--- DIRECTION ---
Copy out the listing that follows, exact in every word, and skip the images.

--- DATA EXTRACT ---

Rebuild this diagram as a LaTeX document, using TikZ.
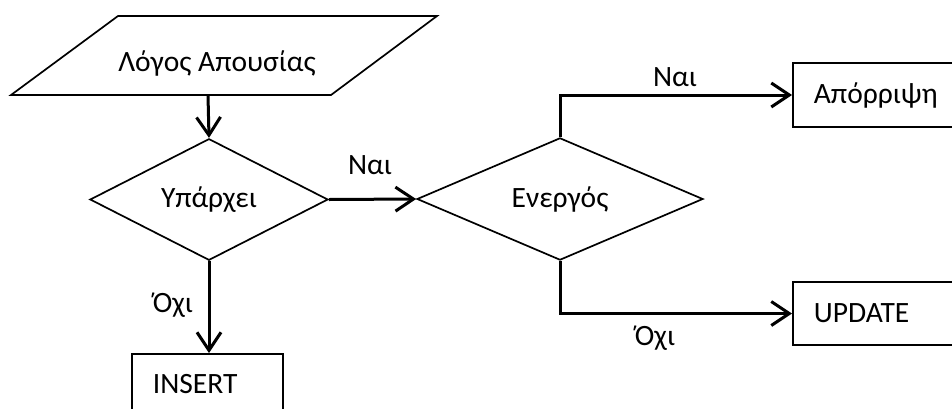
\documentclass[tikz,border=0pt]{standalone}
\usepackage{fontspec}
\setmainfont{Carlito}
\usetikzlibrary{shapes.geometric,arrows.meta}
\begin{document}
\begin{tikzpicture}[x=1pt,y=-1pt,
  shapeline/.style={draw=black,line width=1.7pt,line join=miter},
  flow/.style={line width=3pt,-{Straight Barb[length=18pt,width=24pt,line width=3pt]}},
  decision/.style={shapeline,diamond,inner sep=0pt,font=\fontsize{29.5}{34}\selectfont},
  boxnode/.style={shapeline,rectangle,inner xsep=21pt,inner ysep=0pt,align=left,font=\fontsize{29.5}{34}\selectfont},
  lbl/.style={inner sep=0pt,font=\fontsize{29.5}{34}\selectfont}]
\useasboundingbox (0,0) rectangle (952,408);
\fill[white] (0,0) rectangle (952,408);
\clip (0,0) rectangle (952,408);
% parallelogram
\coordinate (pa) at (118,16);
\coordinate (pb) at (437,16);
\coordinate (pc) at (331,95);
\coordinate (pd) at (11,95);
\draw[shapeline] (pa) -- (pb) -- (pc) -- (pd) -- cycle;
\node[lbl] (reason) at (217,63) {Λόγος Απουσίας};
\coordinate (pout) at (208,95);
% decisions
\node[decision,minimum width=238pt,minimum height=115pt] (exists) at (209,199.5) {Υπάρχει};
\node[decision,minimum width=286pt,minimum height=120pt] (active) at (560,199) {Ενεργός};
% boxes
\node[boxnode,text width=131pt,minimum height=64pt,anchor=west] (reject) at (792,95) {Απόρριψη};
\node[boxnode,text width=131pt,minimum height=63pt,anchor=west] (update) at (792,313.5) {UPDATE};
\node[boxnode,text width=109pt,minimum height=60pt,anchor=north west] (insert) at (131,353) {INSERT};
% connectors
\draw[flow] (pout) -- (exists.north);
\draw[flow] (exists.east) -- (active.west);
\draw[flow] (exists.south) -- (insert.north -| exists.south);
\draw[flow] (active.north) |- (reject.west);
\draw[flow] (active.south) |- (update.west);
% labels
\node[lbl] (yes1) at (370,165) {Ναι};
\node[lbl] (yes2) at (675,77) {Ναι};
\node[lbl] (no1) at (173,305) {Όχι};
\node[lbl] (no2) at (655,338) {Όχι};
\end{tikzpicture}
\end{document}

--- RESULT OF THE TASK ---
Rebuild this diagram as a LaTeX document, using TikZ.
\documentclass[tikz,border=0pt]{standalone}
\usepackage{fontspec}
\setmainfont{Carlito}
\usetikzlibrary{shapes.geometric,arrows.meta}
\begin{document}
\begin{tikzpicture}[x=1pt,y=-1pt,
  shapeline/.style={draw=black,line width=1.7pt,line join=miter},
  flow/.style={line width=3pt,-{Straight Barb[length=18pt,width=24pt,line width=3pt]}},
  decision/.style={shapeline,diamond,inner sep=0pt,font=\fontsize{29.5}{34}\selectfont},
  boxnode/.style={shapeline,rectangle,inner xsep=21pt,inner ysep=0pt,align=left,font=\fontsize{29.5}{34}\selectfont},
  lbl/.style={inner sep=0pt,font=\fontsize{29.5}{34}\selectfont}]
\useasboundingbox (0,0) rectangle (952,408);
\fill[white] (0,0) rectangle (952,408);
\clip (0,0) rectangle (952,408);
% parallelogram
\coordinate (pa) at (118,16);
\coordinate (pb) at (437,16);
\coordinate (pc) at (331,95);
\coordinate (pd) at (11,95);
\draw[shapeline] (pa) -- (pb) -- (pc) -- (pd) -- cycle;
\node[lbl] (reason) at (217,63) {Λόγος Απουσίας};
\coordinate (pout) at (208,95);
% decisions
\node[decision,minimum width=238pt,minimum height=115pt] (exists) at (209,199.5) {Υπάρχει};
\node[decision,minimum width=286pt,minimum height=120pt] (active) at (560,199) {Ενεργός};
% boxes
\node[boxnode,text width=131pt,minimum height=64pt,anchor=west] (reject) at (792,95) {Απόρριψη};
\node[boxnode,text width=131pt,minimum height=63pt,anchor=west] (update) at (792,313.5) {UPDATE};
\node[boxnode,text width=109pt,minimum height=60pt,anchor=north west] (insert) at (131,353) {INSERT};
% connectors
\draw[flow] (pout) -- (exists.north);
\draw[flow] (exists.east) -- (active.west);
\draw[flow] (exists.south) -- (insert.north -| exists.south);
\draw[flow] (active.north) |- (reject.west);
\draw[flow] (active.south) |- (update.west);
% labels
\node[lbl] (yes1) at (370,165) {Ναι};
\node[lbl] (yes2) at (675,77) {Ναι};
\node[lbl] (no1) at (173,305) {Όχι};
\node[lbl] (no2) at (655,338) {Όχι};
\end{tikzpicture}
\end{document}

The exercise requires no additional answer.